In the unlikely event that I have any 'regular readers', they might recall that I've previously praised William Horwood's Hyddenworld series, a quartet of novels about the 'hydden' - the small people who have lived secretly alongside humans for thousands of years, adept at 'hyddening' to make themselves go unnoticed. Each book corresponds to a different season and an increasingly urgent quest to recover four missing gems that will, ultimately restore the Earth to its natural balance and avert the end of time.

That description makes the books sound rubbish. But bear with me: they aren't. They're rooted in British folklore and landscape, with an underlying environmental theme, and draw on ancient history and pre-Christian traditions. The characters, both human and hydden, are vividly realised, and the books seem to me to have more in common with, say, Watership Down, or Horwood's own Duncton Wood series, than they do with 'high' fantasy.

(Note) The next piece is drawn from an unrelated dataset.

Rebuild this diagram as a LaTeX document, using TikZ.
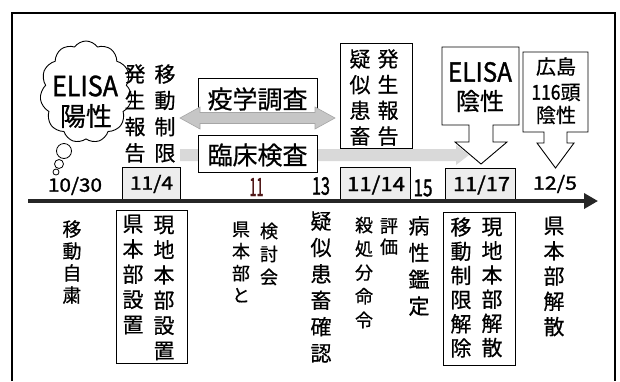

The latest Hyddenworld book is Harvest, the Autumn instalment in the quartet, and picks up the story pretty much where the previous book, Awakening, left off. I think most people would struggle to get to grips with Harvest if they hadn't read Hyddenworld and Awakening first; however, in case they haven't, there does appear to be a fair bit of recapping and exposition in Harvest which might grate a little on some readers who are familiar with the previous two novels - although personally I found it useful, as the Hyddenworld quartet is epic in scale with a huge cast of characters and a complex back-story of mythology and it's been around 18 months since I read Awakening.



Harvest is the darkest Hyddenworld novel so far. With a military coup putting the ancient hydden city of Brum in danger from the vicious Fyrd, and the Earth herself apparently wreaking revenge on humanity with a series of natural disasters, Harvest has its fair share of deaths, and there are times when much-loved characters suffer. However, there's still plenty of the warmth and hope and charm that has characterised the series so far, and once again, love in its truest and purest sense is a strong thread that runs through the narrative. There are heroes and villains, but as always, Horwood makes most of his characters far more complex than that, and it's not unusual for them to surprise us.

The novel starts relatively slowly - as did its predecessors - but builds to a conclusion that is genuinely nail-biting stuff as eccentric hero Bedwyn Stort races to find the gem of Autumn before Samhain and Brum battles the Fyrd. I can't wait to see what Winter brings for the Hyddenworld.